Мы собрались сегодня на вручение Премии мира. Премия эта (позволю себе процитировать президента Федеративной республики) присуждена не только за «выдающееся литературное творчество», но и за «испытание, выдержанное в деятельной и страдательной жизни». Таким образом, она присуждена лицу и присуждена творчеству – постольку, поскольку последнее остается сказанным словом и словом-поступком, которое еще не отрешилось от своего автора и еще не вступило на неопределенный, всегда щедрый на приключения путь сквозь историю. Поэтому при вручении этой премии уместно будет laudatio – похвальное слово, имеющее целью прославить не столько творчество, сколько самого человека. Научиться такой похвале можно, наверное, у римлян, которые – более, чем мы, умудренные в делах общественной важности – разъясняют, к чему должна стремиться подобная похвала: «in laudationibus <…> ad personarum dignitatem omnia referrentur», сказал Цицерон[30], – «в хвалебных (речах)<…> все сводится к оценке данного лица». Иными словами, похвальная речь имеет предметом достоинства, которыми обладает человек, поскольку он превосходит все свои дела и произведения. Распознать и прославить эти достоинства – не дело коллег и экспертов; судить о жизни, выставленной на публичное обозрение и выдержавшей испытание в публичной сфере, должна общественность.
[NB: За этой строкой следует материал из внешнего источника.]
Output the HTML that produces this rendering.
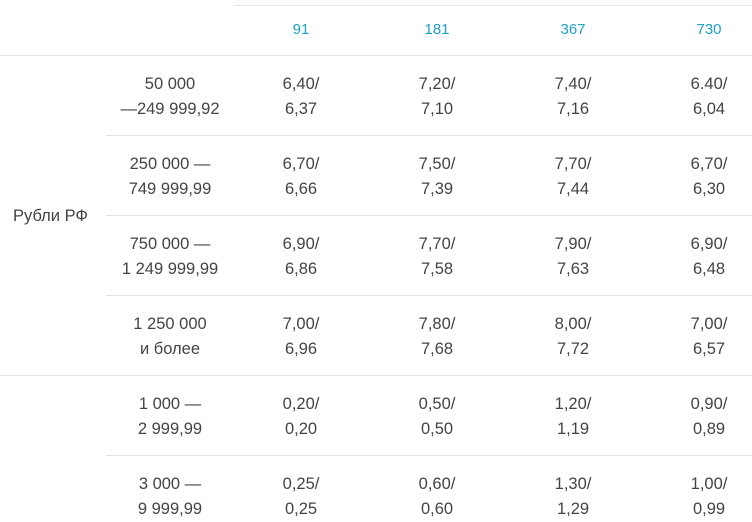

Премия лишь подтверждает то, что общественность эта давно уже знала.

Следовательно, laudatio может лишь попробовать выразить то, что всем вам известно. Но сказать гласно то, что знают многие в уединении своей приватности, – дело не праздное. Само всеуслышание придает предмету освещенность, подтверждающую его реальное существование. Однако я должна признаться, что этот «риск публичности» (Ясперс) и ее прожекторов я беру на себя нерешительно и робея. Все мы современные люди и на публике движемся неуверенно и неловко. Рабы современных предрассудков, мы считаем, что публике принадлежит только «объективное произведение», отдельное от лица; что стоящее за ним лицо и его жизнь – частное дело и что относящиеся к этим «субъективным вещам» чувства утратят подлинность и превратятся в сентиментальность, если их выставить на всеобщее обозрение. На самом же деле, решив, что при вручении премии должно прозвучать laudatio, Союз немецких книготорговцев вернулся к более раннему и более верному смыслу публичности, согласно которому, чтобы обрести полноту реальности, человеческое лицо как раз и должно появиться на публике во всей своей субъективности. Если мы принимаем этот ново-старый смысл, то должны переучиться и отказаться от привычки приравнивать личное к субъективному, объективное – к вещно-безличному. Происходят эти уравнения из естественных наук, и там они осмысленны. Они, очевидно, бессмысленны в политике, где люди в принципе выступают как действующие и говорящие лица и где, таким образом, личность ни в коей мере не есть частное дело. Но эти уравнения теряют силу и в публичной интеллектуальной жизни, которая, безусловно, включает и далеко превосходит сферу жизни академической.

Говоря точнее, мы должны научиться различать не между субъективностью и объективностью, но между индивидом и лицом. Действительно, предлагает, отдает публике какое-то объективное произведение отдельный субъект. Субъективный элемент, скажем, приведший к произведению творческий процесс, вообще публики не касается. Но если это произведение не только академическое, если оно еще и итог «испытания, выдержанного в жизни», то произведение это сопровождают живые действие и голос; вместе с ними является само лицо. Что именно здесь явлено, этого сам предъявляющий не знает; он не может это контролировать, как контролирует произведение, которое подготовил для публикации, для выхода в свет. (Всякий, кто сознательно втаскивает свою личность в произведение, актерствует и тем самым проигрывает реальный шанс, который эта публикация означает для него и других.) Личностное стоит вне контроля субъекта и, следовательно, составляет точную противоположность всего лишь субъективного. Но именно субъективность объективно гораздо легче постижима и гораздо легче дается в распоряжение субъекта. (Под самообладанием, например, мы просто подразумеваем, что мы способны овладеть этим чисто субъективным элементом в себе, чтобы использовать его по своему усмотрению.)